Mostly, I don’t want society trying to save me from myself. After reading my rant about the latest New York cigarette tax, a friend wrote to me – a man who smoked for decades before he gave it up several years ago – and said he believes cigarettes should be outlawed, along with the many other things “that are killing us,” including alcohol, religion, and anything that isn’t appropriately Green. This is precisely the kind of attitude I object to. When the Religious Right expresses its desire to outlaw abortion, birth control, homosexuality (and, so far as I can tell, heterosexuality, as well), contradictory science, pornography, and what they perceive as anti-family feminist values, the alleged Left goes nuts. But what’s the difference? If both ends of the political/societal spectrum want to outlaw whatever it is they happen to object to, isn’t it just a matter of taste?

I have friends who are vegetarian on moral grounds, who are animal advocates/protectionists in the PETA tradition, who are child-absorbed parents, who believe the Green Movement is a sacred quest, who view everything through the limited lens of their personal faith – and I am respectful of them all, even though I think some of the things they believe in span the boring to the ridiculous to the loathsome. But I believe in live and let live and making room for everyone’s life choices in a genuinely pluralistic/diverse society. Accordingly, I reserve my right to eat as I please, smoke if I want to, and die if and when my questionable behavior catches up with me – and all I ask is that I not be thwarted in my actions or despised for my opinions.

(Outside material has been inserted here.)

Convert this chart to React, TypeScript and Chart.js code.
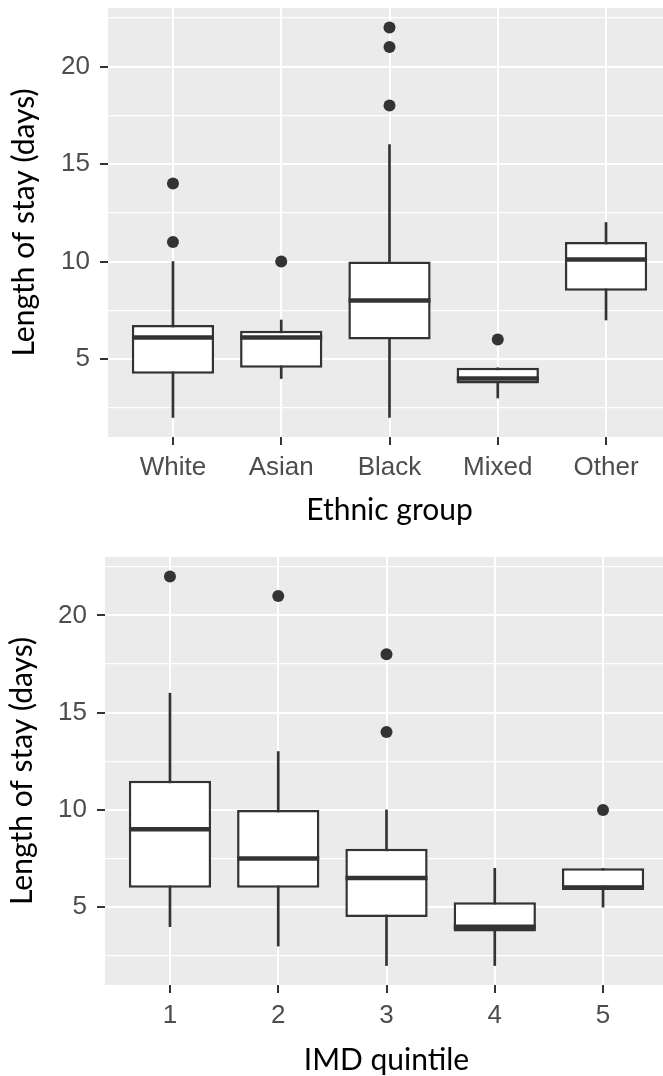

My friend who wants to outlaw everything that isn’t good for us says the pleasure he got from cigarettes doesn’t hold a candle to feeling healthy and being able to run up a flight of stairs. I’ve never run up a flight of stairs in my life and can contentedly go to my early grave without doing so. I admittedly live in my head. I’m not a physical person, never have been. As a kid, I never skated or swam or rode a bike, and I avoided Gym and everything it involved. I can still remember arguing with one of my summer day camp counselors about the dubious value of standing out in a sun-drenched field playing softball instead of sitting under a tree reading a book; I wore him out and got to stay under the tree. As an adult, I don’t drive or work out or participate in sports (I hate sports!). Sex has been my sole aerobic activity, and food and cigarettes are my most stalwart companions – and pleasures. I also don’t like animals, children, houseplants, or Nature in general. But that’s me.

Disagree with me if you like, pity me if you must. But just because your choices are considered healthy and coincide with the majority opinion and mine are not, doesn’t make you a better person, it just makes us people with different values. In a free society, that’s called personal choice and you don’t have to like my choices any more than I like yours. Take heart in the fact that I’m in a tiny minority and probably won’t be around too many more years to disturb you with what you regard as my aberrant behavior. Meanwhile, I ask that you consider the importance of allowing people who make different choices to peacefully co-exist with the status quo.